The second commentator was David Spiegelhalter, the president of the RSS. He begins: “I have a confession to make. I like p-values.” Dr. Spiegelhalter emphasizes that the fault lies primarily on bad science, not statistics. “[M]any point out that the problem lies not so much with p-values in themselves as with the willingness of researchers to lurch casually from descriptions of data taken from poorly designed studies, to confident generalisable inferences.” He adds, “p-values are just too familiar and useful to ditch (even if it were possible).” I made the same point in my second blog ‘2. Why do we compute p-values?‘

He then goes on to suggest three things: 1a) When dealing with data descriptions (e.g., exploratory results or secondary and tertiary results) “it may be fine to litter a results section with exploratory p-values, but these should not appear in the conclusions or abstract unless clearly labeled as such”. 1b) “I believe that drawing unjustified conclusions based on selected exploratory p-values should be considered as scientific misconduct and lead to retraction or correction of papers.” 2) “A p-value should only be considered part of a confirmatory analysis, … if the analysis has been pre-specified, all results reported, and p-values adjusted for multiple comparisons, an so on.”

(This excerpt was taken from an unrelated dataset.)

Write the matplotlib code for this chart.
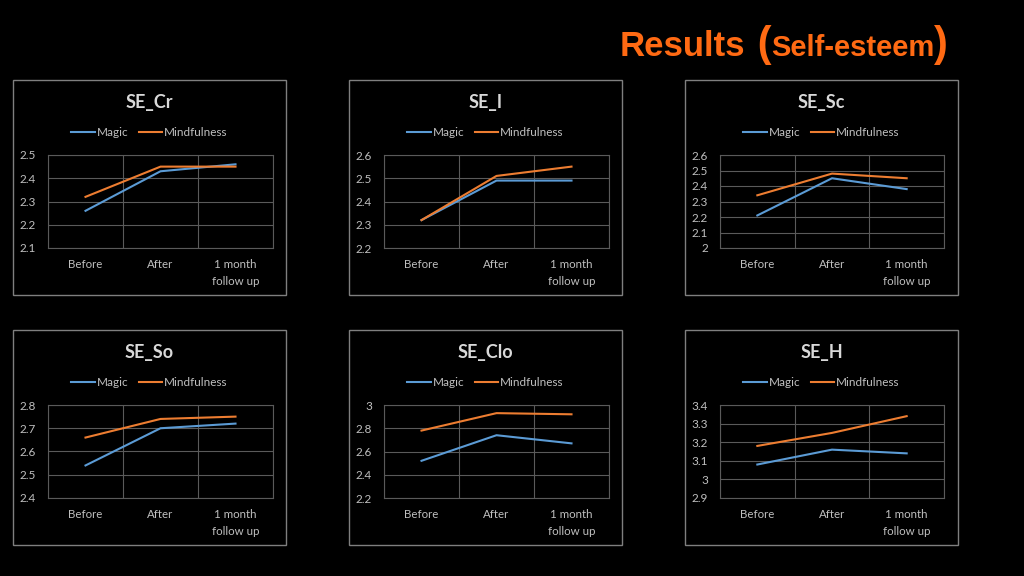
"""Results (Self-esteem) - six small line charts"""
import matplotlib
matplotlib.use('Agg')
import matplotlib.pyplot as plt
from matplotlib.patches import Rectangle

categories = ['Before', 'After', '1 month\nfollow up']
series_names = ['Magic', 'Mindfulness']

titles = ['SE_Cr', 'SE_I', 'SE_Sc', 'SE_So', 'SE_Clo', 'SE_H']
magic = [
    [2.26, 2.43, 2.46],
    [2.32, 2.49, 2.49],
    [2.21, 2.45, 2.38],
    [2.54, 2.70, 2.72],
    [2.52, 2.74, 2.67],
    [3.08, 3.16, 3.14],
]
mindfulness = [
    [2.32, 2.45, 2.45],
    [2.32, 2.51, 2.55],
    [2.34, 2.48, 2.45],
    [2.66, 2.74, 2.75],
    [2.78, 2.93, 2.92],
    [3.18, 3.25, 3.34],
]
y_ticks = [
    [2.1, 2.2, 2.3, 2.4, 2.5],
    [2.2, 2.3, 2.4, 2.5, 2.6],
    [2.0, 2.1, 2.2, 2.3, 2.4, 2.5, 2.6],
    [2.4, 2.5, 2.6, 2.7, 2.8],
    [2.2, 2.4, 2.6, 2.8, 3.0],
    [2.9, 3.0, 3.1, 3.2, 3.3, 3.4],
]

BLUE = '#5b9bd5'
ORANGE = '#ed7d31'
TXT = '#bfbfbf'
GRID = '#5a5a5a'
FONT = ['Lato', 'DejaVu Sans']

W, H = 1024, 576


def fmt(v):
    return '{:g}'.format(round(v, 2))


def main():
    fig = plt.figure(figsize=(W / 100, H / 100), dpi=100, facecolor='black')

    # panel frames (pixel coords) and plot areas
    frame_x = [13, 349, 685]
    frame_y = [80, 330]
    plot_x = [(48, 273), (384, 609), (720, 944)]
    frame_w, frame_h = 273, 215

    for i, name in enumerate(titles):
        r, c = divmod(i, 3)
        fx, fy = frame_x[c], frame_y[r]
        fig.patches.append(Rectangle((fx / W, 1 - (fy + frame_h) / H), frame_w / W, frame_h / H,
                                     transform=fig.transFigure, fill=False,
                                     edgecolor='#7f7f7f', linewidth=1.0))
        x0, x1 = plot_x[c]
        top = fy + 75
        bot = fy + 168
        ax = fig.add_axes([x0 / W, 1 - bot / H, (x1 - x0) / W, (bot - top) / H])
        ax.set_facecolor('black')
        xs = range(len(categories))
        ax.plot(xs, magic[i], color=BLUE, linewidth=1.5, label=series_names[0])
        ax.plot(xs, mindfulness[i], color=ORANGE, linewidth=1.5, label=series_names[1])
        ax.set_xlim(-0.5, 2.5)
        ax.set_ylim(y_ticks[i][0], y_ticks[i][-1])
        ax.set_yticks(y_ticks[i])
        ax.set_yticklabels([fmt(v) for v in y_ticks[i]], family=FONT, fontsize=8.5, color=TXT)
        ax.set_xticks(list(xs))
        ax.set_xticklabels(categories, family=FONT, fontsize=8.3, color=TXT, linespacing=1.6)
        ax.set_xticks([-0.5, 0.5, 1.5, 2.5], minor=True)
        ax.tick_params(which='both', length=0)
        ax.tick_params(axis='x', pad=8)
        ax.tick_params(axis='y', pad=8.5)
        ax.grid(True, axis='y', color=GRID, linewidth=0.8)
        ax.grid(True, axis='x', which='minor', color=GRID, linewidth=0.8)
        for sp in ax.spines.values():
            sp.set_color(GRID)
            sp.set_linewidth(0.8)
        # title and legend are centred on the frame, not on the plot area
        cx = (fx + frame_w / 2 - x0) / (x1 - x0)
        ax.set_title(name, family=FONT, fontsize=13, fontweight='bold', color='#d9d9d9',
                     pad=34, x=cx)
        leg = ax.legend(loc='lower center', bbox_to_anchor=(cx, 1.13), ncol=2, frameon=False,
                        prop={'family': FONT, 'size': 8.5}, handlelength=2.0, handletextpad=0.15,
                        columnspacing=0.9, borderaxespad=0)
        for t in leg.get_texts():
            t.set_color(TXT)

    # slide title built from pieces
    renderer = fig.canvas.get_renderer()
    x = 620
    base = 1 - 56 / H
    pieces = [('Results', 25), (' (', 30), ('Self-esteem', 21), (')', 30)]
    for text, size in pieces:
        t = fig.text(x / W, base, text, fontsize=size, fontweight='bold', color='#ff6a13',
                     family=['Liberation Sans', 'DejaVu Sans'], va='baseline', ha='left')
        bb = t.get_window_extent(renderer)
        x += bb.width

    fig.savefig('out.png', dpi=100, facecolor='black')


if __name__ == '__main__':
    main()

I agree presenting p-values is unavoidable. I always gave my clients p-values in my reports. I agree with his dichotomization of exploratory and confirmatory analyses. Exploratory ‘significant’ results should never be included in conclusion/abstract sections. However, it is the job of statisticians to focus clients on better approaches. The emphasis should never be p<0.05, but on a mathematical statement of what the results are, primarily the confidence intervals using metrics understandable by the client and his clients (see blogs 3 and 4).

Dr. Spiegelhalter gave as an example of such misconduct a case where a colleague was “confronted by a doctor at 4 PM on a Friday with ‘Could you just ‘t and p’ this data by Monday?'” He lamented on the rise of automated statistical programming, bypassing trained statisticians. He concluded “We must do our best to help them.”

In sum, my conclusion that the p-value is frequently an incorrect statistic to emphasize is supported by many, many statisticians and the major statistical associations.